We do not cover all features of the packages. Please refer to their documentation to learn them.

Here we'll load CSV to read and write CSV files and JLD, which allows us to work with a Julia native binary format. (JLD is not working now in Julia v1.0.1)

In [2]:
using CSV
#using JLD

Let's create a simple DataFrame for testing purposes,

In [3]:
x = DataFrame(A=[true, false, true], B=[1, 2, missing],
              C=[missing, "b", "c"], D=['a', missing, 'c'])
Out[3]:
ABCD
BoolInt64⍰String⍰Char⍰
1true1missing'a'
2false2bmissing
3truemissingc'c'

and use eltypes to look at the columnwise types.

In [4]:
eltypes(x)
Out[4]:
4-element Array{Type,1}:
 Bool                  
 Union{Missing, Int64} 
 Union{Missing, String}
 Union{Missing, Char}  

Let's use CSV to save x to disk; make sure x.csv does not conflict with some file in your working directory.

In [5]:
CSV.write("x.csv", x)
Out[5]:
"x.csv"

Now we can see how it was saved by reading x.csv.

In [6]:
print(read("x.csv", String))
A,B,C,D
true,1,,a
false,2,b,
true,,c,c

We can also load it back. use_mmap=false disables memory mapping so that on Windows the file can be deleted in the same session.

In [7]:
y = CSV.read("x.csv", use_mmap=false)
Out[7]:
ABCD
Bool⍰Int64⍰String⍰String⍰
1true1missinga
2false2bmissing
3truemissingcc

When loading in a DataFrame from a CSV, all columns allow Missing by default. Note that the column types have changed!

In [8]:
eltypes(y)
Out[8]:
4-element Array{Type,1}:
 Union{Missing, Bool}  
 Union{Missing, Int64} 
 Union{Missing, String}
 Union{Missing, String}

Now let's save x to a file in a binary format; make sure that x.jld does not exist in your working directory.

In [ ]:
save("x.jld", "x", x)

After loading in x.jld as y, y is identical to x.

In [ ]:
y = load("x.jld", "x")

Note that the column types of y are the same as those of x!

In [ ]:
eltypes(y)

Next, we'll create the files bigdf.csv and bigdf.jld, so be careful that you don't already have these files on disc!
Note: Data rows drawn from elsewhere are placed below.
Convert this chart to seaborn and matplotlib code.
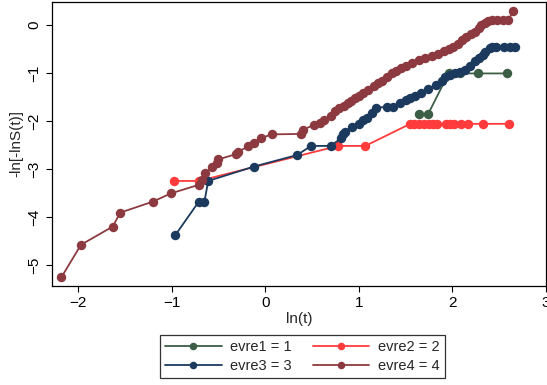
import pandas as pd
import seaborn as sns
import matplotlib.pyplot as plt

# ------------ DATA ------------
evre1_x = [1.64, 1.74, 1.96, 2.08, 2.27, 2.58]
evre1_y = [-1.86, -1.86, -1.01, -1.01, -1.01, -1.01]

evre2_x = [-0.98, -0.71, 0.78, 1.07, 1.55, 1.59, 1.64, 1.70, 1.75, 1.79, 1.84,
           1.93, 1.98, 2.02, 2.09, 2.17, 2.33, 2.61]
evre2_y = [-3.25, -3.25, -2.52, -2.52, -2.06, -2.06, -2.06, -2.06, -2.06, -2.06,
           -2.06, -2.06, -2.06, -2.06, -2.06, -2.06, -2.06, -2.06]

evre3_x = [-0.96, -0.71, -0.65, -0.61, -0.12, 0.34, 0.49, 0.70, 0.81, 0.83, 0.85,
           0.93, 1.00, 1.05, 1.09, 1.14, 1.18, 1.30, 1.37, 1.44, 1.50, 1.55, 1.60,
           1.67, 1.74, 1.82, 1.89, 1.92, 1.98, 2.03, 2.08, 2.14, 2.19, 2.24, 2.28,
           2.33, 2.35, 2.40, 2.42, 2.47, 2.55, 2.62, 2.67]
evre3_y = [-4.375, -3.68, -3.68, -3.25, -2.95, -2.71, -2.52, -2.52, -2.36, -2.28,
           -2.22, -2.12, -2.06, -1.98, -1.93, -1.83, -1.72, -1.71, -1.70, -1.62,
           -1.56, -1.52, -1.48, -1.42, -1.33, -1.25, -1.16, -1.08, -1.04, -1.01,
           -0.98, -0.93, -0.85, -0.76, -0.69, -0.62, -0.56, -0.47, -0.45, -0.45,
           -0.45, -0.45, -0.45]

evre4_x = [-2.18, -1.97, -1.63, -1.55, -1.20, -1.01, -0.71, -0.68, -0.64, -0.57,
           -0.52, -0.50, -0.31, -0.29, -0.18, -0.12, -0.05, 0.07, 0.38, 0.40,
           0.52, 0.59, 0.63, 0.70, 0.75, 0.79, 0.84, 0.88, 0.92, 0.96, 1.00, 1.05,
           1.10, 1.16, 1.21, 1.25, 1.30, 1.35, 1.40, 1.45, 1.50, 1.57, 1.64, 1.71,
           1.78, 1.85, 1.91, 1.96, 2.01, 2.06, 2.10, 2.15, 2.20, 2.24, 2.28, 2.31,
           2.35, 2.38, 2.42, 2.48, 2.54, 2.60, 2.65]
evre4_y = [-5.26, -4.58, -4.20, -3.91, -3.68, -3.51, -3.33, -3.23, -3.09, -2.96,
           -2.87, -2.80, -2.69, -2.64, -2.53, -2.45, -2.36, -2.28, -2.27, -2.18,
           -2.09, -2.04, -1.97, -1.90, -1.80, -1.74, -1.68, -1.63, -1.58, -1.53,
           -1.47, -1.42, -1.35, -1.28, -1.20, -1.16, -1.08, -1.00, -0.95, -0.90,
           -0.85, -0.80, -0.74, -0.69, -0.64, -0.60, -0.55, -0.50, -0.45, -0.40,
           -0.32, -0.25, -0.19, -0.14, -0.07, -0.01, 0.04, 0.09, 0.11, 0.11,
           0.11, 0.11, 0.29]

labels = ["evre1 = 1", "evre2 = 2", "evre3 = 3", "evre4 = 4"]
colors = ["#3c5e47", "#ff3b3b", "#1b3a5e", "#8c3a40"]
# --------------------------------------------------------

series = [(evre1_x, evre1_y), (evre2_x, evre2_y), (evre3_x, evre3_y), (evre4_x, evre4_y)]

sns.set_style("white")
plt.rcParams["font.family"] = ["Liberation Sans", "DejaVu Sans"]

fig = plt.figure(figsize=(5.47, 3.85), dpi=100)
ax = fig.add_axes([0.095, 0.257, 0.903, 0.738])

for (xs, ys), lab, col in zip(series, labels, colors):
    d = pd.DataFrame({"x": xs, "y": ys})
    sns.lineplot(data=d, x="x", y="y", sort=False, estimator=None, ax=ax,
                 color=col, marker="o", markersize=6.8, markeredgewidth=0,
                 linewidth=1.3, label=lab)

ax.set_xlim(-2.28, 3.0)
ax.set_ylim(-5.44, 0.48)
ax.set_xticks([-2, -1, 0, 1, 2, 3])
ax.set_yticks([-5, -4, -3, -2, -1, 0])
ax.tick_params(direction="out", length=4, width=0.8, colors="black",
               labelsize=11, bottom=True, left=True)
for t in ax.get_yticklabels():
    t.set_rotation(90)
    t.set_va("center")
for s in ax.spines.values():
    s.set_color("black")
    s.set_linewidth(0.9)

ax.set_xlabel("ln(t)", fontsize=11, labelpad=1)
ax.set_ylabel("-ln[-lnS(t)]", fontsize=11, labelpad=3)

# row-wise legend order: evre1, evre2 / evre3, evre4
handles, labs = ax.get_legend_handles_labels()
order = [0, 2, 1, 3]
ax.legend([handles[i] for i in order], [labs[i] for i in order],
          loc="center", bbox_to_anchor=(0.553, 0.074), bbox_transform=fig.transFigure,
          ncol=2, frameon=True, fancybox=False, edgecolor="black", fontsize=10.5,
          handlelength=3.85, numpoints=1, columnspacing=1.45, borderpad=0.35,
          labelspacing=0.3, handletextpad=0.6, markerscale=0.8)
ax.get_legend().get_frame().set_linewidth(0.9)

plt.savefig("out.png", dpi=100)
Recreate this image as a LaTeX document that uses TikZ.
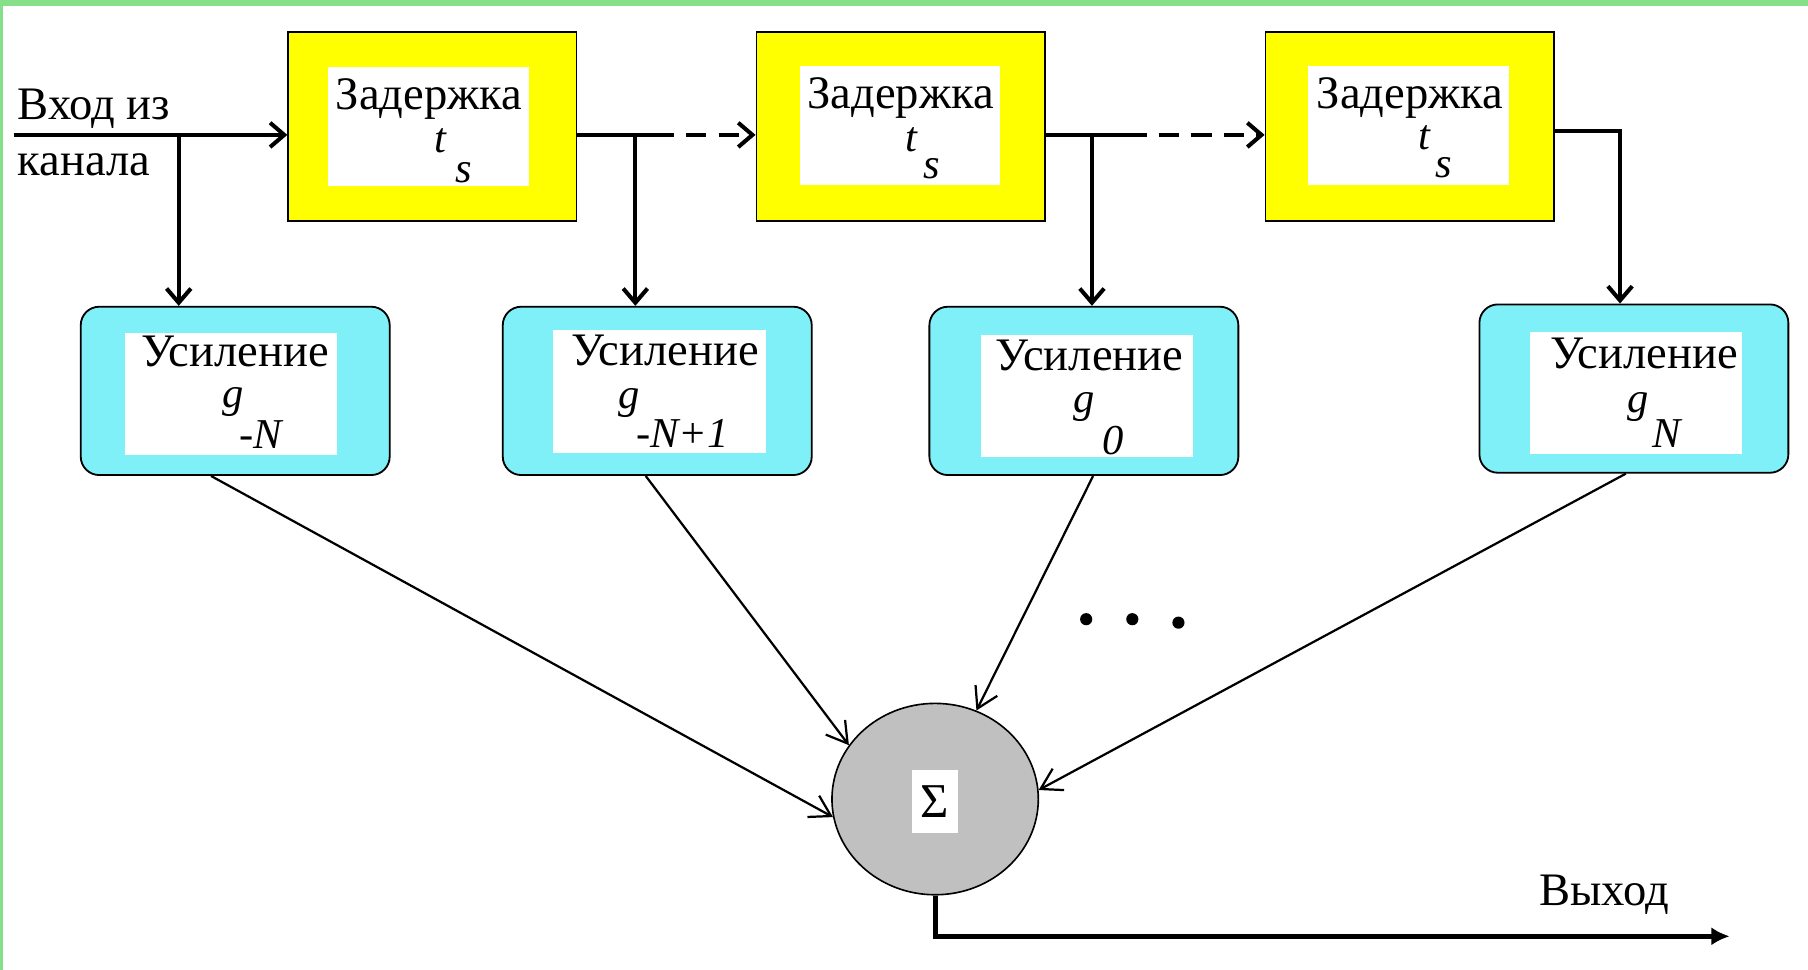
\documentclass[tikz,border=0pt]{standalone}
\usepackage{fontspec}
\setmainfont{Liberation Serif}
\usetikzlibrary{arrows.meta,shapes.geometric}
\definecolor{dyel}{RGB}{255,255,0}
\definecolor{gcyan}{RGB}{128,240,248}
\definecolor{sgray}{RGB}{192,192,192}
\definecolor{frgreen}{RGB}{134,224,138}
\begin{document}
\begin{tikzpicture}[x=0.02cm,y=-0.02cm,
 delaybox/.style={draw=black, line width=0.9pt, fill=dyel, minimum width=5cm, minimum height=3.28cm, inner sep=0pt},
 gainbox/.style={draw=black, line width=0.9pt, fill=gcyan, rounded corners=0.32cm, minimum width=5.36cm, minimum height=2.92cm, inner sep=0pt},
 dinner/.style={fill=white, minimum width=3.48cm, minimum height=2.06cm, inner sep=0pt},
 ginner/.style={fill=white, minimum width=3.68cm, minimum height=2.12cm, inner sep=0pt},
 lbl/.style={font=\fontsize{23}{26}\selectfont, inner sep=0pt, anchor=base},
 sub/.style={font=\fontsize{21}{24}\selectfont\itshape, inner sep=0pt, anchor=base},
 mainline/.style={line width=2pt},
 tap/.style={line width=2pt, -{Straight Barb[length=7pt,width=12pt,line width=2pt]}},
 diag/.style={line width=1.1pt, -{Straight Barb[length=10pt,width=12pt,line width=1.1pt]}},
 sumnode/.style={ellipse, draw=black, line width=0.8pt, fill=sgray, minimum width=3.58cm, minimum height=3.32cm, inner sep=0pt},
]
\useasboundingbox (0,0) rectangle (1568,841);
\fill[frgreen] (0,0) rectangle (1568,5);
\fill[frgreen] (0,0) rectangle (2.5,841);

% delay boxes
\node[delaybox] (d1) at (375,110) {};
\node[dinner] (d1i) at (371.5,110) {};
\node[lbl] (d1t) at (372,95) {Задержка};
\node[sub] (d1a) at (382,132) {t};
\node[sub] (d1b) at (402,158) {s};

\node[delaybox] (d2) at (781,110) {};
\node[dinner] (d2i) at (780.5,109) {};
\node[lbl] (d2t) at (781,94) {Задержка};
\node[sub] (d2a) at (790,131) {t};
\node[sub] (d2b) at (808,155) {s};

\node[delaybox] (d3) at (1222.5,110) {};
\node[dinner] (d3i) at (1221.5,109) {};
\node[lbl] (d3t) at (1223,94) {Задержка};
\node[sub] (d3a) at (1235,130) {t};
\node[sub] (d3b) at (1252,154) {s};

% gain boxes
\node[gainbox] (g1) at (204,339) {};
\node[ginner] (g1i) at (200,341.5) {};
\node[lbl] (g1t) at (204,318) {Усиление};
\node[sub] (g1a) at (202,353) {g};
\node[sub] (g1b) at (226,389) {-N};

\node[gainbox] (g2) at (570,339) {};
\node[ginner] (g2i) at (572,339.5) {};
\node[lbl] (g2t) at (577,317) {Усиление};
\node[sub] (g2a) at (546,354) {g};
\node[sub] (g2b) at (592,388) {-N+1};

\node[gainbox] (g3) at (940,339) {};
\node[ginner] (g3i) at (942.5,343.5) {};
\node[lbl] (g3t) at (945,321) {Усиление};
\node[sub] (g3a) at (940,358) {g};
\node[sub] (g3b) at (965,394) {0};

\node[gainbox] (g4) at (1417,337) {};
\node[ginner] (g4i) at (1419,341) {};
\node[lbl] (g4t) at (1426,320) {Усиление};
\node[sub] (g4a) at (1421,358) {g};
\node[sub] (g4b) at (1445,388) {N};

% summer
\node[sumnode] (sum) at (811,693) {};
\node[fill=white, minimum width=0.8cm, minimum height=1.08cm, inner sep=0pt, font=\fontsize{24}{26}\selectfont] (sig) at (811,695) {Σ};

% labels
\node[lbl, anchor=base west] (inl1) at (15,104) {Вход из};
\node[lbl, anchor=base west] (inl2) at (15,152) {канала};
\node[lbl] (outl) at (1391,785) {Выход};

% main line
\coordinate (in) at (12,117);
\draw[tap] (in) -- (in -| d1.west);
\coordinate (b1) at (155,117);
\draw[tap] (b1) -- (b1 |- g1.north);

\coordinate (b2) at (551,117);
\coordinate (s2) at (567,117);
\draw[mainline] (d1.east |- b2) -- (s2);
\draw[tap, dash pattern=on 10pt off 6pt] (s2) -- (s2 -| d2.west);
\draw[tap] (b2) -- (b2 |- g2.north);

\coordinate (b3) at (947,117);
\coordinate (s3) at (977,117);
\draw[mainline] (d2.east |- b3) -- (s3);
\draw[tap, dash pattern=on 10pt off 6pt] (s3) -- (s3 -| d3.west);
\draw[tap] (b3) -- (b3 |- g3.north);

\coordinate (b4) at (1405,114);
\draw[tap] (d3.east |- b4) -- (b4) -- (b4 |- g4.north);

% to summer
\draw[diag] ([xshift=-0.42cm]g1.south) -- (sum.190);
\draw[diag] ([xshift=-0.2cm]g2.south) -- (sum.148);
\draw[diag] ([xshift=0.16cm]g3.south) -- (sum.65);
\draw[diag] ([xshift=-0.14cm]g4.south) -- (sum.5);

% dots
\fill (942,537) circle (3pt);
\fill (982,537) circle (3pt);
\fill (1022,540) circle (3pt);

% output
\coordinate (outend) at (1500,812);
\draw[line width=2.5pt, -{Latex[length=9pt,width=9pt]}] (sum.south) |- (outend);
\end{tikzpicture}
\end{document}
In particular, we'll time how long it takes us to write a DataFrame with 10^3 rows and 10^5 columns to .csv and .jld files. You can expect JLD to be faster! Use compress=true to reduce file sizes.

In [ ]:
bigdf = DataFrame(Bool, 10^3, 10^2)
@time CSV.write("bigdf.csv", bigdf)
@time save("bigdf.jld", "bigdf", bigdf)
getfield.(stat.(["bigdf.csv", "bigdf.jld"]), :size)

Finally, let's clean up. Do not run the next cell unless you are sure that it will not erase your important files.

In [9]:
#foreach(rm, ["x.csv", "x.jld", "bigdf.csv", "bigdf.jld"])
rm("x.csv")